By Aleksandar Vasovic
BELGRADE (Reuters) - Talks on forming a pro-reform coalition government in Serbia looked on the verge of collapse on Tuesday, raising the prospect of nationalists taking power in the country which is a candidate for European Union membership.
Seven weeks after an inconclusive parliamentary election, the Democratic Party issued a statement late on Tuesday demanding that the Socialist-led bloc say whether its initial agreement to form a government still stands.
The bloc, led by the Socialist Party of Serbia (SPS) of the late Serb strongman Slobodan Milosevic, who died during his trial at the Hague on war crimes charges, came a strong third in the May 6 election.
The bloc has been in negotiations ever since to revive the outgoing coalition government with the second-placed Democrats.
The deal was thrown into doubt by the shock election of nationalist Tomislav Nikolic as president on May 20, defeating Democratic Party leader and former Serbian president Boris Tadic.
Nikolic's Serbian Progressive Party (SNS), which won the parliamentary election but could not get a coalition partner, has since been trying to woo the Socialists into an alliance.

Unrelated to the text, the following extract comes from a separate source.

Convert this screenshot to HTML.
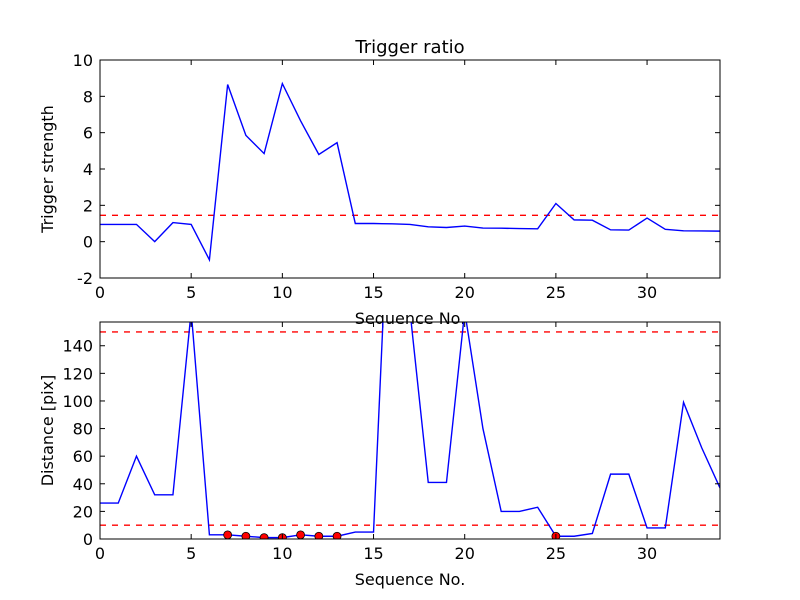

"The Socialists backed a coalition government led by Boris Tadic and the public must now know whether such a deal is still on," the Democratic Party said in a statement late on Tuesday.
It called on the Socialists to state "what is the obstacle to the formation of the government".
A member of the SPS-led bloc said a coalition offer from Nikolic's party was under consideration.
A government of the Socialists and Nikolic's Progressives would resurrect an alliance last in power when Milosevic was toppled in 2000 after a decade of war and isolation.
The election of Nikolic, a former leader of the ultranationalist Radical Party, rattled a region still coming to terms with the breakup of socialist Yugoslavia, in which more than 125,000 people died.
Nikolic says he has given up the 'Greater Serbia' dream that inspired much of the carnage and shares the goal of European Union membership for Serbia.
But the West is unsure of his commitment to the tough reforms required of Serbia or to continuing the process of reconciliation in the region.
Diplomats say the European Union, which made Serbia an official candidate for membership in March, had been counting on Tadic maneuvering with the Socialists to take the post of prime minister, marginalizing Nikolic as president and keeping the country on a pro-reform path.